__INSTRUCTIONS FOR THE TASK__
List every line below containing "that".

__LISTING__
"""

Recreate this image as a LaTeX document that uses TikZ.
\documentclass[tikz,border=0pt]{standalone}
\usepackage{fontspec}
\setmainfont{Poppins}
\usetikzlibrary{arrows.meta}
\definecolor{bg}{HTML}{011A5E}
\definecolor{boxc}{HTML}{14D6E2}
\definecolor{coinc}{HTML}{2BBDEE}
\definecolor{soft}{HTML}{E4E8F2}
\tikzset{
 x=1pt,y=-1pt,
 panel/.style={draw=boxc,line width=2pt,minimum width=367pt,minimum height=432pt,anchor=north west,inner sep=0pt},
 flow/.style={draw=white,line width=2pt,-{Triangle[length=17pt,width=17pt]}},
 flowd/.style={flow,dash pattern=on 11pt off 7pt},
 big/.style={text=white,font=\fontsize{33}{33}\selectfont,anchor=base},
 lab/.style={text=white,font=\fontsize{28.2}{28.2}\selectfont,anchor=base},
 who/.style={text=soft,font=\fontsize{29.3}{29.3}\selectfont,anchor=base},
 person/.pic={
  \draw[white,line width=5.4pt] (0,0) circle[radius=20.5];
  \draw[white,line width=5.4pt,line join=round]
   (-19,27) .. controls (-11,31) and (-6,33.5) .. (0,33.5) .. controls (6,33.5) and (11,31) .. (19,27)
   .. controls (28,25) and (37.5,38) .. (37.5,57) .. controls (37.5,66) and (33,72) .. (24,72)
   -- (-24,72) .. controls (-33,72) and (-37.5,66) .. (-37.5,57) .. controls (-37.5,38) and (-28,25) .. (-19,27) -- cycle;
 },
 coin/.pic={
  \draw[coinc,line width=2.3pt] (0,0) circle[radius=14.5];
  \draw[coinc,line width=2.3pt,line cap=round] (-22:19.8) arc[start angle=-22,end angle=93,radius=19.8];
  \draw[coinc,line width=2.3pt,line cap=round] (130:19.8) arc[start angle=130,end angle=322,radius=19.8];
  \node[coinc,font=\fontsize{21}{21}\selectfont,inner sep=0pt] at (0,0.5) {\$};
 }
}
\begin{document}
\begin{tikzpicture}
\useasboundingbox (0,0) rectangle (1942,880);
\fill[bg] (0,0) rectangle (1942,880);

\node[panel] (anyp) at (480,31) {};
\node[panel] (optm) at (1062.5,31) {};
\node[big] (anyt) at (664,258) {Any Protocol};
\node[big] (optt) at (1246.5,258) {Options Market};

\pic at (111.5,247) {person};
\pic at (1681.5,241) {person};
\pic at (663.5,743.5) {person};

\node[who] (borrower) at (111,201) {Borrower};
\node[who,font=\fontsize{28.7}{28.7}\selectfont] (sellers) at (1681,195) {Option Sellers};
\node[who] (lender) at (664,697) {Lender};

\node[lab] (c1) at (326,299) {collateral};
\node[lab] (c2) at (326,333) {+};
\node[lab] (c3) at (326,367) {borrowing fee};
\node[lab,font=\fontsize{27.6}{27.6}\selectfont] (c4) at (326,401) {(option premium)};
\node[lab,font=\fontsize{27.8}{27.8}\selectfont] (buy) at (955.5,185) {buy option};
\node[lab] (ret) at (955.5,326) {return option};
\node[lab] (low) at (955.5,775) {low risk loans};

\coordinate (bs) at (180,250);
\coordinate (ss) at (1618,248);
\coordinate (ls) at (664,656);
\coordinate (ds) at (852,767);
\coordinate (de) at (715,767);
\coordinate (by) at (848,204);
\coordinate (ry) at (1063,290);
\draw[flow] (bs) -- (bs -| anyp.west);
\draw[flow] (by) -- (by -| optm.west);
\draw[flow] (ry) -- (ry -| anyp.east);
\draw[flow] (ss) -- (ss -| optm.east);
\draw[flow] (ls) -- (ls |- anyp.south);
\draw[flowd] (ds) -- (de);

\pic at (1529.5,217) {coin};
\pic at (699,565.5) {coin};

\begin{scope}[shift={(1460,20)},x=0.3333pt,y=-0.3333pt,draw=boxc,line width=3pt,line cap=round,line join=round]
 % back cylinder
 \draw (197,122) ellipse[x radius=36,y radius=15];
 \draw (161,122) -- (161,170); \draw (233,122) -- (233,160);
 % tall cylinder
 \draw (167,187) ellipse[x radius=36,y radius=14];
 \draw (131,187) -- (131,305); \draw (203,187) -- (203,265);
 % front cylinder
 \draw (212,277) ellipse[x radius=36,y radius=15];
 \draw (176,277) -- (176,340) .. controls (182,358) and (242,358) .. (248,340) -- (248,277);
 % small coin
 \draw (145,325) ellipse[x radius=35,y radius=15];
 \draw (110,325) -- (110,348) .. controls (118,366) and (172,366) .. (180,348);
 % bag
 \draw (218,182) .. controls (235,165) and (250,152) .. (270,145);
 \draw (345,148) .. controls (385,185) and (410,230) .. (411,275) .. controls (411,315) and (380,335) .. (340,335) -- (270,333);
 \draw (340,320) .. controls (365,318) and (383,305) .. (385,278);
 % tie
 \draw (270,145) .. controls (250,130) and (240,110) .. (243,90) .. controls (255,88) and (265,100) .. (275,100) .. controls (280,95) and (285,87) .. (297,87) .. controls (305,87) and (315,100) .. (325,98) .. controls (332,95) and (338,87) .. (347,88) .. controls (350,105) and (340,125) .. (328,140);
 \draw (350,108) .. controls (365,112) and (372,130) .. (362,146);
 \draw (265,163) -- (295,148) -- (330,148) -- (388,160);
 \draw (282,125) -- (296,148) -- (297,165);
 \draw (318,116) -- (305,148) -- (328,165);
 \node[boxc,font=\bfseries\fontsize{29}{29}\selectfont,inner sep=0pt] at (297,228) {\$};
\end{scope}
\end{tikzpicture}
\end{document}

"""
"""

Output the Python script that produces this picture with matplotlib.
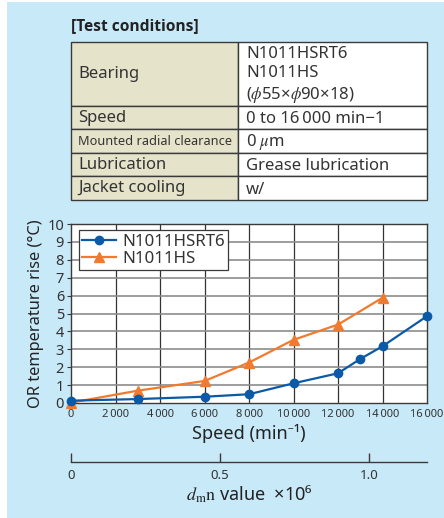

"""
"""

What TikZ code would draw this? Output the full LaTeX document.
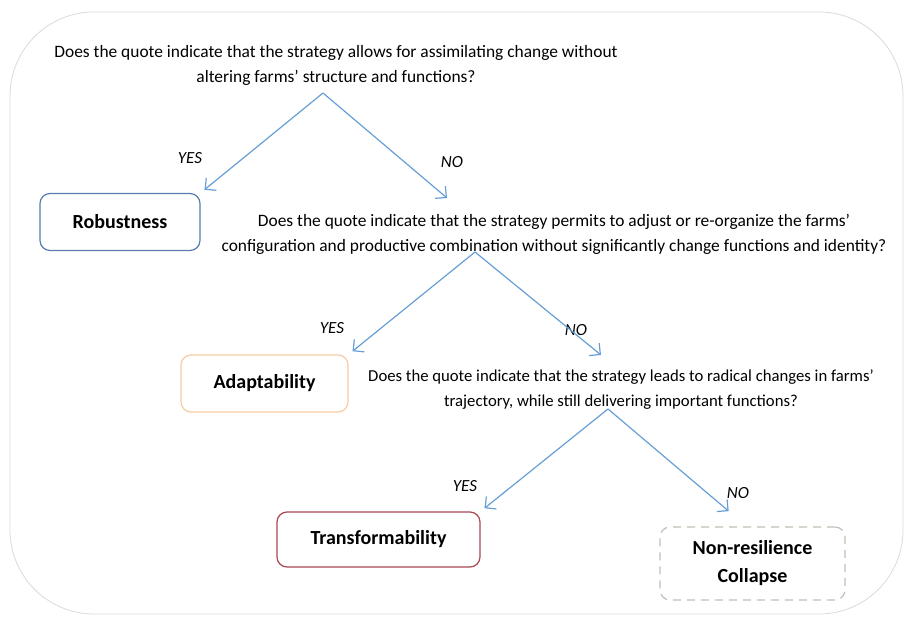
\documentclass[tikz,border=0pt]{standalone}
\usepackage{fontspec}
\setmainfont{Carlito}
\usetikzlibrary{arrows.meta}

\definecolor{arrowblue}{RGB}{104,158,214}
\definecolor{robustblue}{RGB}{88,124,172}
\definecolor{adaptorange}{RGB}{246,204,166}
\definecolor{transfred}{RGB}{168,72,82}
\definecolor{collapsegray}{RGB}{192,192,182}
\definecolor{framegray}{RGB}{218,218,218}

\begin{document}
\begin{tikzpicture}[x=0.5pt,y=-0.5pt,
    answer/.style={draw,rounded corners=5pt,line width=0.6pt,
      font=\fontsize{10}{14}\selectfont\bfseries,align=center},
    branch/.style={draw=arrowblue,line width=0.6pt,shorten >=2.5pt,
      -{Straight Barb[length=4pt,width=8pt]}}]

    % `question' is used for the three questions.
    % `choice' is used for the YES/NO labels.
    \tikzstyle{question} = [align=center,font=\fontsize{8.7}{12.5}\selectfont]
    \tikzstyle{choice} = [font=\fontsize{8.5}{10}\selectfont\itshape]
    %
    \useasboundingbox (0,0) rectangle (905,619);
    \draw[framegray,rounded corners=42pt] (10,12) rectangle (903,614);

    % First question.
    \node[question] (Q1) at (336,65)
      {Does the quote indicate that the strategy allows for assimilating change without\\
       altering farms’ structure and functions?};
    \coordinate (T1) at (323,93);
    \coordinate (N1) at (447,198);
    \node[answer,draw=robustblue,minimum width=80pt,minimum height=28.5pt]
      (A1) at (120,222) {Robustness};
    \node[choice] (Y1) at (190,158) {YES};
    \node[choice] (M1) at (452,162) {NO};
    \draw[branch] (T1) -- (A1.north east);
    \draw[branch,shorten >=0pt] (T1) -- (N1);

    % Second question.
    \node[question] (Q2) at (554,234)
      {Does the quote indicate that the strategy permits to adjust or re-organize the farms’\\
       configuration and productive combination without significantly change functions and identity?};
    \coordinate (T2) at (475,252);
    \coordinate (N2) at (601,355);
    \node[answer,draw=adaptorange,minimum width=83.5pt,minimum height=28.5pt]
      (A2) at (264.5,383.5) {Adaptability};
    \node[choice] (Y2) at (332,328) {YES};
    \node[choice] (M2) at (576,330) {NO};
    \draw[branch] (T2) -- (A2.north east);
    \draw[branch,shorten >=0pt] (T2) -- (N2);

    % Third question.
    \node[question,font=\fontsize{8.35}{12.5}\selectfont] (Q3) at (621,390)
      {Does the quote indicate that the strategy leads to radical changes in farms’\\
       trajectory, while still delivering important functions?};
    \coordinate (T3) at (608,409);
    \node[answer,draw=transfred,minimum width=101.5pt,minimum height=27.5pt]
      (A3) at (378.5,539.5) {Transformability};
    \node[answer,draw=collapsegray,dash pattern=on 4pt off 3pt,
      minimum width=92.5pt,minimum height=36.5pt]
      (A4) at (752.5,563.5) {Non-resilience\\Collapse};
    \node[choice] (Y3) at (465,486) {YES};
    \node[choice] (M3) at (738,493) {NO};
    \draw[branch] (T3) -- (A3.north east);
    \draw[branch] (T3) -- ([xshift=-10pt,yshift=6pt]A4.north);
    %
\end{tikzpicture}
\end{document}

"""

__EXERCISE SOLUTION__
Recreate this image as a LaTeX document that uses TikZ.
Output the Python script that produces this picture with matplotlib.
      {Does the quote indicate that the strategy allows for assimilating change without\\
      {Does the quote indicate that the strategy permits to adjust or re-organize the farms’\\
      {Does the quote indicate that the strategy leads to radical changes in farms’\\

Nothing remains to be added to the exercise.